The input data for the anonymisation of cluster geocodes are (1) geocodes of clusters (cluster boundaries as polygon layer, cluster centroids as point layer, multi-points per cluster as multi-point layer, or sampled household coordinates as point layer) and (2) boundary shapefiles representing the sampling frame of MICS at one level lower than the sample stratification/reporting domains (e.g., national admin levels 2).

Input data for the anonymisation of cluster geocodes: cluster geocodes (green dots) and boundary shapefiles (yellow polygons).

Input data for the anonymisation of cluster geocodes: cluster geocodes (green dots) and boundary shapefiles (yellow polygons).

 

Before the displacement of clusters, cluster centroids are determined. Determining cluster centroids is dependent on the type of cluster geocode input data. If possible, the cluster centroid will be calculated as a pole of inaccessibility (a geographical point that represents the most remote place to reach in a given area). If the pole of inaccessibility cannot be determined (e.g., there is only one or two points in the cluster), the centre of the cluster will be determined as a centroid of all input points. In the example above cluster centroids are available.

After cluster centroids have been determined, these are displaced using a set of conditions: In order to protect respondent anonymity and avoid disclosure of respondent locations, each cluster is displaced by a random angle and a random distance with the condition for clusters to remain within the original subnational boundary (usually one lower level than the sample stratification). The angle and distance of displacement is random, however, for distance a set of parameters are employed (as implemented by DHS). All urban clusters are displaced within a distance of 2 kilometres, while rural clusters are displaced within 5 kilometres, with a randomly selected 1% of clusters displaced within 10 kilometres.

Displaced cluster geocodes. The black lines link each cluster centroid (green dot) with the relevant displaced cluster centroid (red dot).

Displaced cluster geocodes. The black lines link each cluster centroid (green dot) with the relevant displaced cluster centroid (red dot).

 

The final output data is a set of anonymised cluster locations in a CSV file format. As part of the software plugin, multiple existing open-source databases are used to calculate covariates. Covariates are calculated for the buffer zones of clusters. A buffer zone is the maximum area in which the cluster can be displaced. A future news item will present the topic of covariates in more detail.

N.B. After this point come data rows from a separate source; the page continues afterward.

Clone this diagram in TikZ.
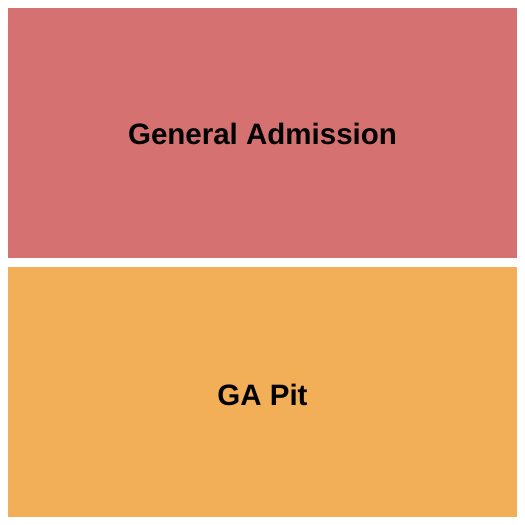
\documentclass[tikz,border=0pt]{standalone}
\usepackage{fontspec}
\setmainfont{Liberation Sans}
\definecolor{gared}{RGB}{214,113,113}
\definecolor{gaorange}{RGB}{243,174,88}
\begin{document}
\begin{tikzpicture}[x=1pt,y=-1pt,
  section/.style={draw=none},
  lbl/.style={font=\fontsize{29.5}{34}\selectfont\bfseries, text=black}]
\useasboundingbox (0,0) rectangle (525,525);
\fill[white] (0,0) rectangle (525,525);
\fill[gared] (8,8) rectangle (517,258);
\fill[gaorange] (8,267) rectangle (517,517);
\node[lbl] (ga) at (262.5,134) {General Admission};
\node[lbl] (pit) at (262.5,395) {GA Pit};
\end{tikzpicture}
\end{document}
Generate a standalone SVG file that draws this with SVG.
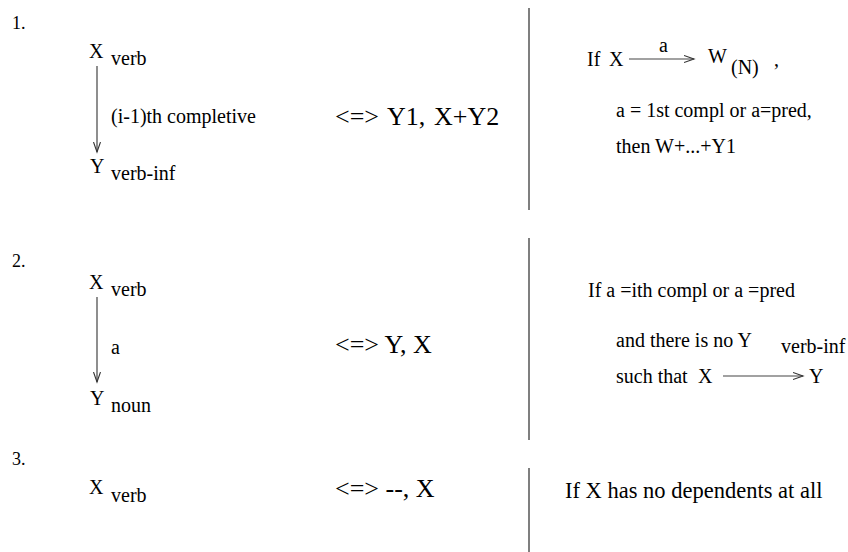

The buffer zones around displaced cluster geocodes.

The buffer zones around displaced cluster geocodes.

 

The original, unanonymised data are never shared outside the Global MICS Team without the explicit permission of the individual National Statistics Office (NSO). The anonymisation process for the traditional non-spatial data collected at household and individual level remains the same as always, ensuring that no respondent is identifiable in publicly available data.

The QGIS plugin carries MICS branding and terminology but can be used for any household survey. The plugin is currently in final review and will later this year be published together with a package of manuals. This will be announced in a future news item.

Geospatial location data of MICS will cover better the progress on topics ranging from maternal and child health, education, nutrition, foundational learning skills, child and adult functioning, water quality, social transfers, victimization, etc., at subnational level. These data will also provide more coherent information on progress towards the Sustainable Development Goals at the subnational level.